I could obviously split the strings and use a regex to match the path as a pattern in arg1 but this seems a long way round. Surely there's a better method?
Here I am assuming you are actually talking about strings, and not file paths - for which #mgilson's suggestion is better
How can I compare the two strings to match identify that they're both
referencing the same thing
Well first you need to identify what you mean by "the same thing"
At first glance it seems that if the the second string ends with the first string with the reversed slash, you have a match.
arg1 = r'\work\parser\main\tools\app\shared\xml\calculators\2012\example\calculator'
arg2 = r'calculators/2012/example/calculator'
>>> arg1.endswith(arg2.replace('/','\\'))
True
and also, how can I strip calculator from
either string so I can store that & use it?
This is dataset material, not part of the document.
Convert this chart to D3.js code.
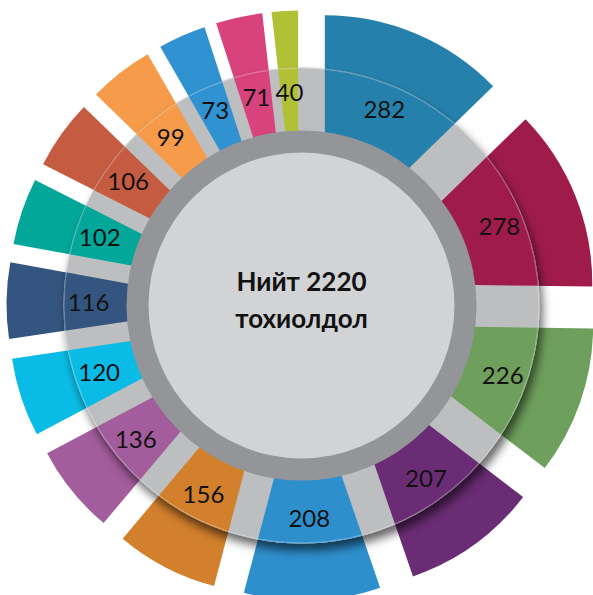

You also need to decide if you want to strip the first calculator, the last calculator or any occurance of calculator in the string.
If you just want to remove the last string after the separator, then its simply:
>>> arg2.split('/')[-1]
'calculator'
Now to get the orignal string back, without the last bit:
>>> '/'.join(arg2.split('/')[:-1])
'calculators/2012/example'
check out os.path.samefile:
http://docs.python.org/library/os.path.html#os.path.samefile
and os.path.dirname:
http://docs.python.org/library/os.path.html#os.path.dirname
or maybe os.path.basename (I'm not sure what part of the string you want to keep).
Here, try this:
arg1 = "\work\parser\main\tools\app\shared\xml\calculators\2012\example\calculator"
path = "calculators/2012/example/calculator"
arg1=arg1.replace("/","\\")
path=path.replace("/","\\")
if str(arg1).endswith(str(path)) or str(path).endswith(str(arg1)):
print "Match"
That should work for your needs. Cheers :)